It hit the market back in 2014, and that’s when I finally got to fall head over heels for this eco-friendly modern design by Thad Reeves, AIA. The property — like many in this area of East Dallas near the Dallas Arboretum and White Rock Lake — has these enormous trees. The home, which is fairly modest in size, was built in harmony with these trees while still allowing plenty of room for a gardener to stretch their green thumb.

Built For Nature

But what was really revolutionary to me was this huge, two-story polycarbonate panel wall that allowed the sunlight, filtered through the canopy of these immense trees, to dance across the interior walls throughout the day. It also acts as a sort of blind for wildlife, as unexpected vantages of neighborhood birds are offered through the clear panel on the structure’s translucent side.

The exposed framing, industrial railings, and open ceiling trusses give you a more warehouse contemporary vibe that feels warm and endearingly gritty.

The bedrooms, both of which are upstairs, have clerestory windows for a California midcentury vibe.

From the architect:

“The relationship between the interior and the exterior is most evident in the expression of the two-story polycarbonate wall, filling the corresponding stairwell and public space beyond with natural light throughout the day. The use of daylight and massing further lends itself to the sustainable nature of home, providing indirect sunlight to active areas of the home.”

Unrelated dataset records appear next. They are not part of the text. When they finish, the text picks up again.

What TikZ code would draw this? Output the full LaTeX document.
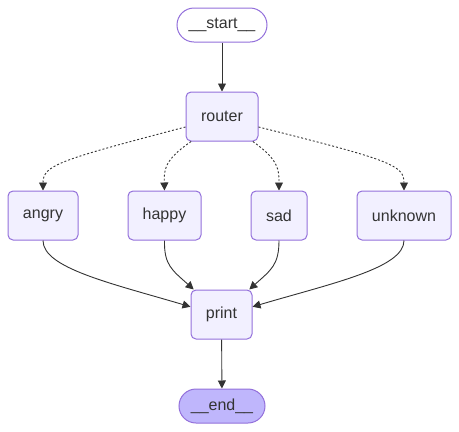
\documentclass[tikz,border=0pt]{standalone}
\usepackage{fontspec}
\setmainfont{Liberation Sans}
\usetikzlibrary{arrows.meta}
\definecolor{nodefill}{HTML}{F2F0FF}
\definecolor{nodeline}{HTML}{9370DB}
\definecolor{endfill}{HTML}{BFB6FC}
\definecolor{txt}{HTML}{333333}
\tikzset{
  box/.style={draw=nodeline, fill=nodefill, line width=1pt, rounded corners=5pt, text=txt, font=\fontsize{16}{19}\selectfont, inner sep=0pt, minimum height=49pt},
  term/.style={draw=nodeline, line width=1pt, rounded corners=17pt, text=txt, font=\fontsize{16}{19}\selectfont, inner sep=0pt, minimum height=34pt},
  edge/.style={draw=txt, line width=0.9pt, -{Triangle[length=8pt,width=8pt]}},
  cond/.style={edge, dash pattern=on 2pt off 2pt}
}
\begin{document}
\begin{tikzpicture}[x=1pt,y=-1pt]
\useasboundingbox (0,0) rectangle (459,432);
\node[term, fill=white, minimum width=90pt] (start) at (222,25) {\_\_start\_\_};
\node[box, minimum width=72pt] (router) at (222,116.5) {router};
\node[box, minimum width=70pt] (angry) at (43,215.5) {angry};
\node[box, minimum width=73pt] (happy) at (164.5,215.5) {happy};
\node[box, minimum width=56pt] (sad) at (279,215.5) {sad};
\node[box, minimum width=94pt] (unknown) at (404,215.5) {unknown};
\node[box, minimum width=61pt] (print) at (221.5,314.5) {print};
\node[term, fill=endfill, minimum width=86pt] (end) at (222,406) {\_\_end\_\_};

\draw[edge] (start) -- (router);
\draw[cond] (router.196) .. controls (60,160) and (43,165) .. (angry.north);
\draw[cond] (router.219) .. controls (164,160) and (164,170) .. (happy.north);
\draw[cond] (router.-39) .. controls (279,160) and (279,170) .. (sad.north);
\draw[cond] (router.-16) .. controls (390,160) and (404,165) .. (unknown.north);
\draw[edge] (angry.south) .. controls (43,268) and (110,283) .. (print.166);
\draw[edge] (happy.south) .. controls (164,265) and (172,270) .. (print.138);
\draw[edge] (sad.south) .. controls (279,265) and (271,270) .. (print.42);
\draw[edge] (unknown.south) .. controls (404,268) and (333,283) .. (print.14);
\draw[edge] (print) -- (end);
\end{tikzpicture}
\end{document}
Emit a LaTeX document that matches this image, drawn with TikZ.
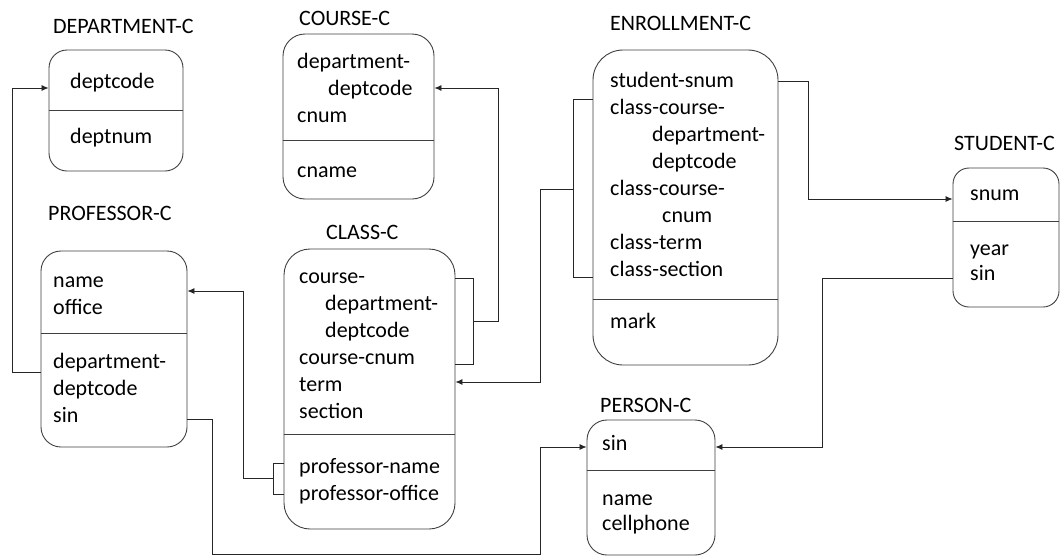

Always Coveted, Never Imitated

“This is the type of property that owners forever covet and always wish they still owned,” says David Collier, who just listed the property. “This is my second time to sell this incredible home, both times the owner selling it for new opportunities but knowing that there will only be one Groveland in their lives.”

And that’s true. There’s so much uniqueness wrapped up in this imaginative modern’s shell that you can’t help but put yourself in the seller’s shoes — also while secretly dreaming about being the new owner.

For those of us who do most of their living outside, the rather modest 1,550 square feet of this two-story adult treehouse won’t be bothersome. There are two bedrooms and two full baths on the second floor for total privacy, with an additional half bath downstairs for guests when entertaining. Grab your optics, because the owner’s suite has a fabulous screened balcony for bird watching. Downstairs there’s another screened porch for enjoying cool evenings without getting eaten alive by mosquitoes.

And this is a home that you’ll want to share with friends and neighbors just as soon as you can go back to hanging out with friends and neighbors. The kitchen is a perfect prep-and-serve spot for wine night, and you can meet your neighbors out by the fire pit when the temperatures start to drop — hopefully along with the aforementioned mosquitoes.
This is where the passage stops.